China unfazed by development criticism

A senior Chinese official has stood by the Made in China 2025 plan despite growing criticism from the West suggesting it will destroy competition

 
China unfazed by development criticism
Chinese official Miao Wei has backed the Made in China 2025 plan despite mounting criticism 
Author: Callum Glennen
March 20, 2017

China’s Minister of Industry and Information Technology, Miao Wei, has defended the country’s Made in China 2025 economic development plan. The policy has attracted substantial criticism from the West, with many claiming it provides Chinese manufacturers with an unfair economic advantage.

As reported by The New York Times, Miao asserted the policy was not intended to isolate foreign industries, but did admit some modifications may be necessary. Speaking at the China Development Forum, Miao said: “We never thought about closing ourselves and doing it only at home, but I think we need some adjustments.” He further emphasised the country still welcomed foreign companies interested in operating in China.

The Made in China 2025
plan provides $300bn in government aid to Chinese-owned businesses making the transition from low-end manufacturing to more advanced fields like robotics and biopharmaceuticals

The scheme provides $300bn in low-cost loans and government aid to Chinese-owned businesses making the transition from low-end manufacturing to more advanced fields like robotics and biopharmaceuticals. The stated aim of the plan is for Chinese companies to own as much as 80 percent of manufacturing in these specific markets.

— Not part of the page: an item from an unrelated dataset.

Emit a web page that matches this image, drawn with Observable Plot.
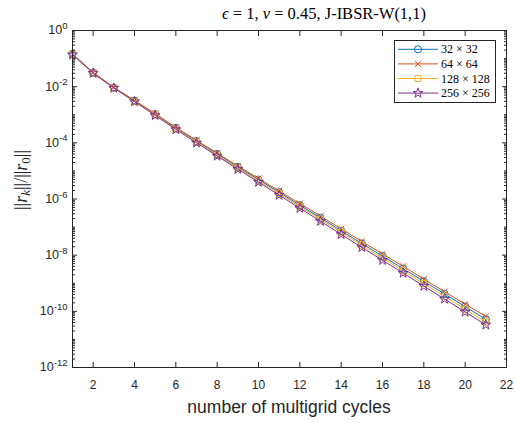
<!DOCTYPE html>
<html>
<head>
<meta charset="utf-8">
<script src="https://cdn.jsdelivr.net/npm/d3@7"></script>
<script src="https://cdn.jsdelivr.net/npm/@observablehq/plot@0.6"></script>
<style>
  html, body { margin: 0; padding: 0; background: #fff; }
  #chart { position: relative; width: 515px; height: 423px; }
</style>
</head>
<body>
<div id="chart"></div>
<script>
const cycles = [1,2,3,4,5,6,7,8,9,10,11,12,13,14,15,16,17,18,19,20,21];
const res32 = [1.48e-1,3.1e-2,9.3e-3,3.15e-3,1.05e-3,3.4e-4,1.15e-4,4.0e-5,1.38e-5,4.9e-6,1.74e-6,6.0e-7,2.14e-7,7.4e-8,2.6e-8,9.3e-9,3.3e-9,1.17e-9,4.2e-10,1.48e-10,5.2e-11];
const res64 = [1.45e-1,3.2e-2,9.5e-3,3.25e-3,1.1e-3,3.55e-4,1.23e-4,4.3e-5,1.5e-5,5.4e-6,1.95e-6,6.9e-7,2.45e-7,8.7e-8,3.1e-8,1.1e-8,4.0e-9,1.4e-9,5.0e-10,1.8e-10,6.6e-11];
const res128 = [1.41e-1,3.0e-2,9.1e-3,3.0e-3,1.0e-3,3.15e-4,1.07e-4,3.6e-5,1.26e-5,4.4e-6,1.55e-6,5.4e-7,1.86e-7,6.5e-8,2.25e-8,7.9e-9,2.75e-9,9.8e-10,3.4e-10,1.2e-10,4.2e-11];
const res256 = [1.38e-1,3.02e-2,8.9e-3,2.95e-3,9.5e-4,3.0e-4,1.0e-4,3.4e-5,1.15e-5,4.0e-6,1.38e-6,4.7e-7,1.62e-7,5.5e-8,1.9e-8,6.6e-9,2.3e-9,7.9e-10,2.75e-10,9.5e-11,3.3e-11];

const seriesNames = ["32 × 32", "64 × 64", "128 × 128", "256 × 256"];
const seriesValues = [res32, res64, res128, res256];
const seriesColors = ["#0072BD", "#D95319", "#EDB120", "#7E2F8E"];
const seriesSymbols = ["circle", "times", "square", "star"];
const seriesR = [3.6, 3.0, 3.4, 3.1];

const xTicks = [2,4,6,8,10,12,14,16,18,20,22];
const yMajorExp = [-12,-10,-8,-6,-4,-2,0];
const yMajor = yMajorExp.map(e => Math.pow(10, e));
const yMinor = [];
for (let e = -12; e < 0; e++) for (let m = 1; m <= 9; m++) {
  const v = m * Math.pow(10, e);
  if (!(m === 1 && e % 2 === 0)) yMinor.push(v);
}

const series = seriesNames.map((name, i) =>
  cycles.map((c, j) => ({cycle: c, res: seriesValues[i][j], name}))
);

const marks = [];
series.forEach((d, i) => {
  marks.push(Plot.line(d, {x: "cycle", y: "res", stroke: seriesColors[i], strokeWidth: 1}));
  marks.push(Plot.dot(d, {x: "cycle", y: "res", stroke: seriesColors[i], symbol: seriesSymbols[i], r: seriesR[i], strokeWidth: 1, fill: "none"}));
});

const axisFont = "Liberation Sans, Arial, sans-serif";
const svg = Plot.plot({
  width: 515,
  height: 423,
  marginLeft: 72,
  marginRight: 9,
  marginTop: 30,
  marginBottom: 56,
  style: {fontFamily: axisFont, fontSize: "12px", color: "#262626", background: "white"},
  x: {domain: [1, 22]},
  y: {type: "log", domain: [1e-12, 1]},
  marks: [
    ...marks,
    Plot.frame({stroke: "#262626", strokeWidth: 1}),
    Plot.axisX({anchor: "bottom", ticks: xTicks, tickSize: -5, tickFormat: () => "", label: null, stroke: "#262626"}),
    Plot.axisX({anchor: "top", ticks: xTicks, tickSize: -5, tickFormat: () => "", label: null, stroke: "#262626"}),
    Plot.axisX({anchor: "bottom", ticks: xTicks, tickSize: 0, tickPadding: 13, tickFormat: d => String(d), label: null, fill: "#262626"}),
    Plot.axisY({anchor: "left", ticks: yMajor, tickSize: -5, tickFormat: () => "", label: null, stroke: "#262626"}),
    Plot.axisY({anchor: "right", ticks: yMajor, tickSize: -5, tickFormat: () => "", label: null, stroke: "#262626"}),
    Plot.axisY({anchor: "left", ticks: yMinor, tickSize: -3, tickFormat: () => "", label: null, stroke: "#262626"}),
    Plot.axisY({anchor: "right", ticks: yMinor, tickSize: -3, tickFormat: () => "", label: null, stroke: "#262626"}),
    Plot.axisY({anchor: "left", ticks: yMajor, tickSize: 0, tickPadding: 5, tickFormat: d => String(Math.round(Math.log10(d))), label: null, fill: "#262626"})
  ]
});

const root = d3.select(svg);
root.selectAll("g[aria-label='y-axis tick label'] text").each(function() {
  const t = d3.select(this);
  const e = t.text();
  if (e === "") return;
  t.text("");
  t.append("tspan").attr("font-size", "12.5px").text("10");
  t.append("tspan").attr("dy", "-0.55em").attr("font-size", "9.5px").text(e);
});

// title
const title = root.append("text")
  .attr("x", 324).attr("y", 19)
  .attr("text-anchor", "middle")
  .attr("font-family", "Liberation Serif, DejaVu Serif, serif")
  .attr("font-size", "16.5px")
  .attr("fill", "#000");
title.append("tspan").attr("font-style", "italic").text("ϵ");
title.append("tspan").text(" = 1, ");
title.append("tspan").attr("font-style", "italic").text("ν");
title.append("tspan").text(" = 0.45, J-IBSR-W(1,1)");

// y label
const yl = root.append("text")
  .attr("transform", "translate(27,180) rotate(-90)")
  .attr("text-anchor", "middle")
  .attr("font-family", "Liberation Serif, DejaVu Serif, serif")
  .attr("font-size", "18px")
  .attr("fill", "#262626");
yl.append("tspan").text("||");
yl.append("tspan").attr("font-style", "italic").text("r");
yl.append("tspan").attr("font-style", "italic").attr("font-size", "13px").attr("dy", "3").text("k");
yl.append("tspan").attr("dy", "-3").text("||/||");
yl.append("tspan").attr("font-style", "italic").text("r");
yl.append("tspan").attr("font-size", "13px").attr("dy", "3").text("0");
yl.append("tspan").attr("dy", "-3").text("||");

// x label
root.append("text")
  .attr("x", 289).attr("y", 413)
  .attr("text-anchor", "middle")
  .attr("font-family", axisFont)
  .attr("font-size", "17.5px")
  .attr("fill", "#262626")
  .text("number of multigrid cycles");

// legend
const lg = root.append("g").attr("font-family", "Liberation Serif, DejaVu Serif, serif").attr("font-size", "12px").attr("text-anchor", "start");
lg.append("rect").attr("x", 394.5).attr("y", 40.5).attr("width", 101).attr("height", 62)
  .attr("fill", "white").attr("stroke", "#262626").attr("stroke-width", 1);
const symMap = {circle: d3.symbolCircle, times: d3.symbolTimes, square: d3.symbolSquare, star: d3.symbolStar};
seriesNames.forEach((name, i) => {
  const cy = 49.3 + i * 14.6;
  lg.append("line").attr("x1", 398).attr("x2", 438).attr("y1", cy).attr("y2", cy)
    .attr("stroke", seriesColors[i]).attr("stroke-width", 1);
  const rr = seriesR[i];
  lg.append("path").attr("transform", `translate(418,${cy})`)
    .attr("d", d3.symbol(symMap[seriesSymbols[i]], Math.PI * rr * rr)())
    .attr("fill", "none").attr("stroke", seriesColors[i]).attr("stroke-width", 1);
  lg.append("text").attr("x", 441).attr("y", cy + 4).attr("fill", "#000").attr("text-anchor", "start").text(name);
});

document.getElementById("chart").appendChild(svg);
</script>
</body>
</html>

Many have warned the plan is highly protectionist, and argue it would result in foreign companies handing over the technology they develop to the Chinese government in order to continue operating in the country. There are also concerns the low-cost loans could fuel a wave of acquisitions.

In a report released this month, the European Union Chamber of Commerce in China stated the Made in China 2025 plan would severely curtail the position of foreign business in China and nationalise key industries. US businesses have been equally critical, with Washington-based think-tank the Information Technology and Innovation Foundation stating: “America cannot respond with either flaccid appeasement or economic nationalism; it must assemble an international coalition that pressures China to stop rigging markets and start competing on fair terms.”

Following his first trip to Asia, US Secretary of State Rex Tillerson also called for a strengthening of ties between the two nations: “We know that through further dialogue we will achieve a greater understanding that will lead to a strengthening of ties between China and the United States and set the tone for our future relationship of cooperation.”